Earlier, Johnson's spokesman repeatedly refused to comment when asked about Sabisky, whose appointment drew widespread criticism after the Mail on Sunday newspaper reported statements made in his name online in 2014 and 2016.
Media reported Sabisky was hired following an unusual appeal earlier this year from Johnson's senior adviser Dominic Cummings for "weirdos and misfits with odd skills" to help bring new ideas to the UK's government.
His resignation is a blow to that effort, which had attracted criticism from those who said Cummings was sidestepping normal government recruitment processes.
"The media hysteria about my old stuff online is mad but I wanted to help [the government] not be a distraction," Sabisky said.
"Accordingly I've decided to resign as a contractor ... I signed up to do real work, not be in the middle of a giant character assassination: if I can't do the work properly there's no point."
Sabisky, who has referred to himself as a "super forecaster", said he hoped Johnson's office hired more people with "good geopolitical forecasting track records" and that the "media learn to stop selective quoting".
An account in Sabisky's name made the comments about black IQ in a reply to a 2014 blog post written by an American professor discussing education disabilities in the United States.

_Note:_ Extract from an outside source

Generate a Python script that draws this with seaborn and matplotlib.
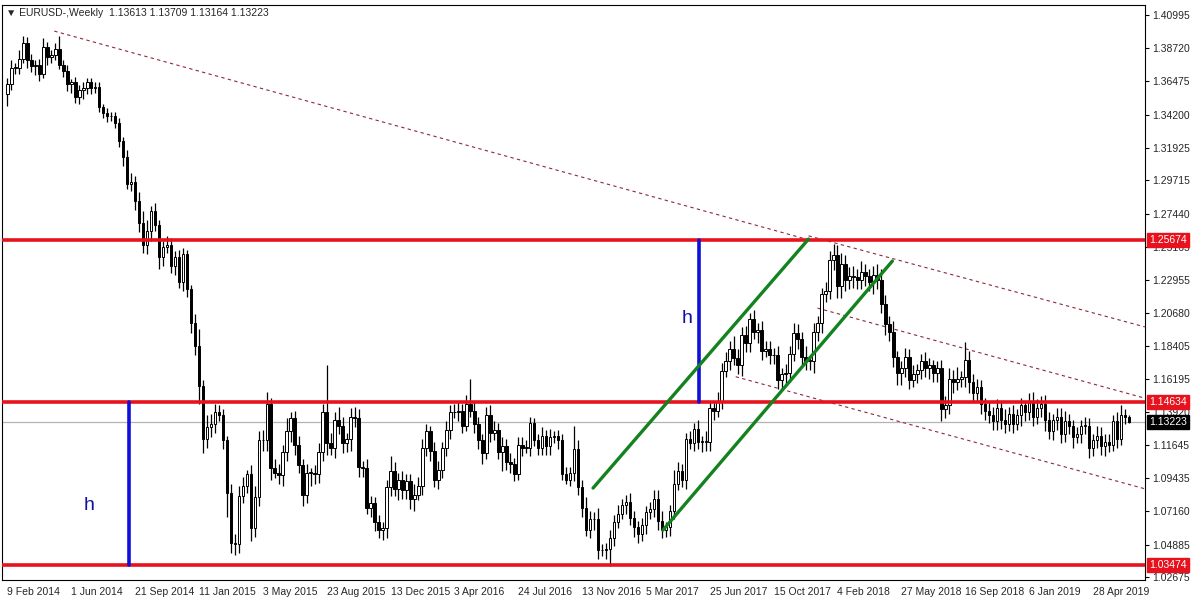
import numpy as np
import pandas as pd
import seaborn as sns
import matplotlib.pyplot as plt

# weekly closes, 9 Feb 2014 .. 30 Jun 2019
closes = [
    1.3630, 1.3740, 1.3740,
    1.3800, 1.3910, 1.3790, 1.3750, 1.3760,
    1.3700, 1.3880, 1.3810, 1.3830,
    1.3870, 1.3760, 1.3720, 1.3630,
    1.3640, 1.3540, 1.3590, 1.3600, 1.3640,
    1.3600, 1.3610, 1.3470, 1.3430,
    1.3410, 1.3410, 1.3360, 1.3240, 1.3130,
    1.2950, 1.2960, 1.2830, 1.2680,
    1.2530, 1.2630, 1.2760, 1.2670,
    1.2450, 1.2520, 1.2530, 1.2390, 1.2450,
    1.2280, 1.2470, 1.2230, 1.2000,
    # 2015
    1.1840, 1.1570, 1.1210, 1.1290,
    1.1310, 1.1390, 1.1370, 1.1200,
    1.0840, 1.0500, 1.0490, 1.0820, 1.0890,
    1.0970, 1.0600, 1.0810, 1.1200,
    1.1200, 1.1450, 1.1010, 1.0980, 1.0960,
    1.1120, 1.1260, 1.1350, 1.1170,
    1.1030, 1.0830, 1.0980, 1.0980,
    1.0970, 1.1120, 1.1390, 1.1180, 1.1150,
    1.1340, 1.1300, 1.1180, 1.1210,
    1.1360, 1.1350, 1.1020, 1.1010,
    1.0740, 1.0770, 1.0640, 1.0590, 1.0600,
    1.0880, 1.0990, 1.0870, 1.0930,
    # 2016
    1.0860, 1.0920, 1.0800, 1.0830, 1.0890,
    1.1150, 1.1260, 1.1130, 1.0930,
    1.1000, 1.1150, 1.1270, 1.1390,
    1.1390, 1.1400, 1.1300, 1.1450,
    1.1400, 1.1310, 1.1200, 1.1110, 1.1370,
    1.1250, 1.1270, 1.1120, 1.1160,
    1.1050, 1.1040, 1.0970, 1.1170, 1.1150,
    1.1150, 1.1320, 1.1200, 1.1150,
    1.1230, 1.1160, 1.1220, 1.1230,
    1.1200, 1.0970, 1.0930, 1.0980, 1.1140,
    1.0880, 1.0740, 1.0590, 1.0660,
    1.0660, 1.0450, 1.0450, 1.0460,
    # 2017
    1.0530, 1.0640, 1.0700, 1.0760, 1.0780,
    1.0670, 1.0610, 1.0560, 1.0620,
    1.0710, 1.0730, 1.0800, 1.0650,
    1.0590, 1.0610, 1.0720, 1.0900, 1.0990,
    1.0930, 1.1210, 1.1180, 1.1280,
    1.1190, 1.1190, 1.1190, 1.1420,
    1.1400, 1.1470, 1.1670, 1.1740, 1.1820,
    1.1760, 1.1710, 1.1920, 1.1860,
    1.2030, 1.1940, 1.1950, 1.1810,
    1.1820, 1.1780, 1.1780, 1.1610, 1.1650,
    1.1660, 1.1790, 1.1930, 1.1890,
    1.1770, 1.1740, 1.1740, 1.1940, 1.2000,
    # 2018
    1.2200, 1.2220, 1.2430, 1.2460,
    1.2250, 1.2400, 1.2290, 1.2320,
    1.2310, 1.2290, 1.2350, 1.2320,
    1.2280, 1.2330, 1.2290, 1.2130, 1.1990,
    1.1940, 1.1770, 1.1660, 1.1690,
    1.1770, 1.1610, 1.1650, 1.1680,
    1.1740, 1.1690, 1.1710, 1.1660, 1.1690,
    1.1410, 1.1440, 1.1620, 1.1600,
    1.1620, 1.1630, 1.1750, 1.1600, 1.1520,
    1.1560, 1.1450, 1.1400, 1.1370,
    1.1330, 1.1420, 1.1340, 1.1310,
    1.1380, 1.1310, 1.1370, 1.1440, 1.1390,
    # 2019
    1.1470, 1.1360, 1.1420, 1.1450,
    1.1340, 1.1260, 1.1340, 1.1360,
    1.1240, 1.1330, 1.1300, 1.1220, 1.1240,
    1.1300, 1.1300, 1.1150, 1.1200,
    1.1230, 1.1160, 1.1190, 1.1170,
    1.1330, 1.1210, 1.1370, 1.1361, 1.13223,
]
first_open = 1.3560
last_open = 1.13613

# wick lengths in pips above / below the body
up_wick = [
    40, 50, 30, 60, 50, 40, 45, 30, 40, 60,
    35, 30, 40, 90, 30, 40, 25, 35, 30, 40,
    30, 30, 30, 30, 25, 35, 30, 30, 40, 30,
    50, 60, 40, 60, 80, 70, 40, 60, 30, 40,
    60, 50, 40, 50, 40, 30, 30, 60, 120, 40,
    80, 70, 60, 50, 40, 30, 60, 60, 70, 60,
    30, 60, 80, 60, 70, 80, 40, 60, 60, 50,
    90, 40, 50, 60, 40, 60, 30, 50, 60, 60,
    324, 70, 50, 90, 60, 40, 60, 70, 60, 40,
    60, 50, 40, 50, 40, 50, 100, 60, 50, 60,
    50, 50, 70, 60, 60, 50, 40, 60, 60, 40,
    60, 50, 60, 70, 50, 60, 166, 60, 50, 40,
    60, 70, 60, 50, 60, 50, 60, 40, 50, 50,
    50, 40, 30, 40, 60, 40, 60, 30, 40, 40,
    50, 40, 160, 60, 50, 70, 60, 50, 80, 40,
    40, 60, 50, 60, 40, 50, 60, 50, 40, 50,
    40, 50, 60, 60, 70, 30, 40, 100, 60, 50,
    40, 50, 40, 60, 40, 70, 40, 50, 60, 60,
    60, 60, 90, 60, 50, 60, 40, 60, 50, 60,
    60, 60, 50, 60, 40, 60, 50, 70, 60, 50,
    70, 40, 60, 50, 40, 60, 60, 80, 70, 80,
    60, 60, 70, 60, 70, 50, 50, 60, 70, 80,
    60, 60, 70, 40, 50, 60, 50, 60, 40, 50,
    60, 50, 40, 50, 60, 60, 70, 60, 80, 40,
    120, 60, 50, 60, 50, 40, 70, 60, 60, 40,
    70, 50, 60, 40, 50, 30, 50, 60, 60, 50,
    60, 50, 40, 60, 60, 70, 50, 40, 50, 40,
    60, 50, 40, 70, 60, 50, 50, 40, 60, 70,
    40, 10,
]
down_wick = [
    80, 40, 40, 40, 30, 50, 40, 60, 50, 30,
    50, 40, 40, 30, 40, 50, 60, 40, 50, 60,
    40, 40, 30, 30, 30, 40, 30, 30, 40, 60,
    40, 50, 60, 60, 50, 60, 70, 40, 80, 60,
    40, 50, 60, 40, 60, 50, 70, 60, 120, 100,
    60, 70, 60, 40, 60, 160, 70, 70, 60, 50,
    50, 90, 60, 60, 70, 70, 80, 40, 60, 70,
    60, 70, 70, 50, 80, 60, 90, 70, 60, 60,
    80, 50, 70, 60, 70, 60, 80, 60, 70, 60,
    40, 60, 60, 60, 70, 70, 60, 50, 80, 60,
    60, 70, 80, 40, 60, 60, 70, 50, 60, 60,
    60, 60, 40, 60, 50, 40, 40, 60, 60, 70,
    40, 60, 50, 50, 130, 50, 60, 50, 40, 60,
    40, 60, 40, 50, 50, 60, 60, 40, 60, 40,
    30, 40, 60, 50, 60, 40, 60, 70, 60, 40,
    60, 120, 50, 40, 40, 60, 50, 70, 60, 50,
    60, 50, 50, 60, 60, 50, 60, 60, 40, 50,
    60, 40, 50, 50, 70, 60, 60, 60, 40, 60,
    40, 60, 50, 60, 70, 60, 60, 50, 80, 60,
    40, 60, 60, 60, 60, 70, 60, 50, 70, 60,
    60, 60, 80, 60, 70, 60, 60, 70, 80, 80,
    70, 60, 70, 60, 60, 70, 60, 80, 60, 60,
    70, 60, 70, 80, 80, 60, 60, 50, 60, 60,
    60, 70, 60, 60, 80, 60, 60, 80, 60, 60,
    70, 80, 60, 60, 70, 60, 50, 60, 60, 60,
    60, 50, 60, 40, 70, 60, 50, 60, 50, 60,
    80, 50, 60, 70, 60, 50, 60, 70, 40, 60,
    60, 70, 60, 50, 60, 70, 50, 40, 60, 40,
    50, 6,
]

x_labels = ["9 Feb 2014", "1 Jun 2014", "21 Sep 2014", "11 Jan 2015", "3 May 2015",
            "23 Aug 2015", "13 Dec 2015", "3 Apr 2016", "24 Jul 2016", "13 Nov 2016",
            "5 Mar 2017", "25 Jun 2017", "15 Oct 2017", "4 Feb 2018", "27 May 2018",
            "16 Sep 2018", "6 Jan 2019", "28 Apr 2019"]
y_ticks = [1.40995, 1.38720, 1.36475, 1.34200, 1.31925, 1.29715, 1.27440, 1.25165,
           1.22955, 1.20680, 1.18405, 1.16195, 1.13920, 1.11645, 1.09435, 1.07160,
           1.04885, 1.02675]
levels = [1.25674, 1.14634, 1.03474]
last_price = 1.13223

n = len(closes)
opens = [first_open] + closes[:-1]
opens[-1] = last_open
df = pd.DataFrame({"open": opens, "close": closes})
df["high"] = df[["open", "close"]].max(axis=1) + np.array(up_wick) / 10000
df["low"] = df[["open", "close"]].min(axis=1) - np.array(down_wick) / 10000
df["x"] = np.arange(n)

sns.set_theme(style="white")
plt.rcParams['font.family'] = ['Liberation Sans', 'DejaVu Sans']

fig = plt.figure(figsize=(12, 6), dpi=100)
ax = fig.add_axes([0.002, 1 - 580 / 600, 0.952, 575 / 600])

# wicks
ax.vlines(df["x"], df["low"], df["high"], color="black", lw=0.9, zorder=2)
# bodies
body_h = (df["close"] - df["open"]).abs().clip(lower=0.0004)
body_b = df[["open", "close"]].min(axis=1)
colors = np.where(df["close"] >= df["open"], "white", "black")
ax.bar(df["x"], body_h, bottom=body_b, width=0.65, color=colors,
       edgecolor="black", linewidth=0.7, zorder=3)

# last price line
ax.axhline(last_price, color="#b4b4b4", lw=0.9, zorder=1)

# support / resistance levels
for lv in levels:
    ax.axhline(lv, color="#e8121e", lw=2.6, zorder=4)

# measured-move markers
ax.plot([30.5, 30.5], [levels[2], levels[1]], color="#1010d8", lw=2.6, zorder=5)
ax.plot([173.25, 173.25], [levels[1], levels[0]], color="#1010d8", lw=2.6, zorder=5)
ax.text(20.5, 1.0758, "h", color="#1010a0", fontsize=14, ha="center", va="center")
ax.text(170.3, 1.2033, "h", color="#1010a0", fontsize=14, ha="center", va="center")

# rising channel
ax.plot([146.75, 200.75], [1.0874, 1.2572], color="#14821e", lw=2.4, zorder=5)
ax.plot([164.25, 221.75], [1.0587, 1.2422], color="#14821e", lw=2.4, zorder=5)

# falling dashed trend lines
trend_col = "#8c2a3a"
for (x0, p0), (x1, p1) in [((11.75, 1.3990), (200.75, 1.2567)),
                           ((200.75, 1.2594), (285.0, 1.1973)),
                           ((203.0, 1.2101), (285.0, 1.1487)),
                           ((182.5, 1.1633), (285.0, 1.0869))]:
    ax.plot([x0, x1], [p0, p1], color=trend_col, lw=0.8, ls=(0, (3, 3)), zorder=1)

ax.set_xlim(-1.25, 285)
ax.set_ylim(1.0247, 1.4168)
ax.set_xticks(np.arange(len(x_labels)) * 16)
ax.set_xticklabels(x_labels, fontsize=7.5, ha="left")
ax.yaxis.tick_right()
ax.set_yticks(y_ticks)
ax.set_yticklabels([f"{t:.5f}" for t in y_ticks], fontsize=7.5)
ax.tick_params(axis="both", length=3, width=0.8, color="black", pad=2, direction="out")
for s in ax.spines.values():
    s.set_color("black")
    s.set_linewidth(0.8)

# price tags on the right axis
for lv in levels:
    ax.text(1.004, lv, f"{lv:.5f}", transform=ax.get_yaxis_transform(), fontsize=7.5,
            color="white", va="center", ha="left", zorder=6,
            bbox=dict(boxstyle="square,pad=0.2", fc="#e8121e", ec="#e8121e"))
ax.text(1.004, last_price, f"{last_price:.5f}", transform=ax.get_yaxis_transform(),
        fontsize=7.5, color="white", va="center", ha="left", zorder=6,
        bbox=dict(boxstyle="square,pad=0.2", fc="black", ec="black"))

ax.text(0.003, 0.995, "\u25bc EURUSD-,Weekly  1.13613 1.13709 1.13164 1.13223",
        transform=ax.transAxes, fontsize=7.5, va="top", ha="left",
        family=['Liberation Sans', 'DejaVu Sans'])

fig.savefig("out.png", dpi=100)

In 2016, replying to a blog post written by Cummings, an account in Sabisky's name said: "One way to get around the problems of unplanned pregnancies creating a permanent underclass would be to legally enforce universal uptake of long-term contraception at the onset of puberty. Vaccination laws give it a precedent, I would argue."
UK gov't refuses to condemn comments
Both the opposition Labour Party and at least two of Johnson's own Conservatives had called for Sabisky to be fired.
"Andrew Sabisky's presence in No.10 is a poor reflection on the government and there is no way to defend it. He needs to go. 'Weirdos' and 'misfits' are all very well, but please can they not gratuitously cause offence," Conservative legislator William Wragg wrote before Sabisky resigned.
Earlier on Monday, a spokesperson for Johnson declined to discuss Sabisky's role in Downing Street, saying "I'm not going to be commenting on individual appointments."
Spokesperson Jamie Davies also refused to say whether the prime minister agreed with Sabisky's views, which critics say amount to support for eugenics, the now-discredited movement to improve the human race through selective reproduction.
"The prime minister's views on a range of subjects are well publicised and documented," Davies said.
Johnson has his own record of offensive comments, however.
In a speech in 2013, he said any discussion about equality had to take account of the fact that 16% of "our species" had an IQ below 85 while around 2% had an IQ above 130, adding: "The harder you shake the pack, the easier it will be for some cornflakes to get to the top."
In 2000, while Johnson was editor of the Spectator, the magazine carried an article from columnist Taki Theodoracopulos which said: "On average, Orientals are slower to mature, less randy, less fertile, and have larger brains and higher IQ scores. Blacks are at the other pole, and whites fall somewhere in the middle, although closer to the Orientals than the blacks."
The prime minister has also previously described black people as "piccaninnies" with "watermelon smiles", and more recently referred to Muslim women who wear the "burka", or full veil, as "letterboxes".
Labour Party chairperson Ian Lavery said: "It is disgusting that not only has Number 10 failed to condemn Andrew Sabisky's appalling comments, but also seems to have endorsed the idea that white people are more intelligent than black people.
"Boris Johnson should have the backbone to make a statement in his own words on why he has made this appointment, whether he stands by it and his own views on the subject of eugenics."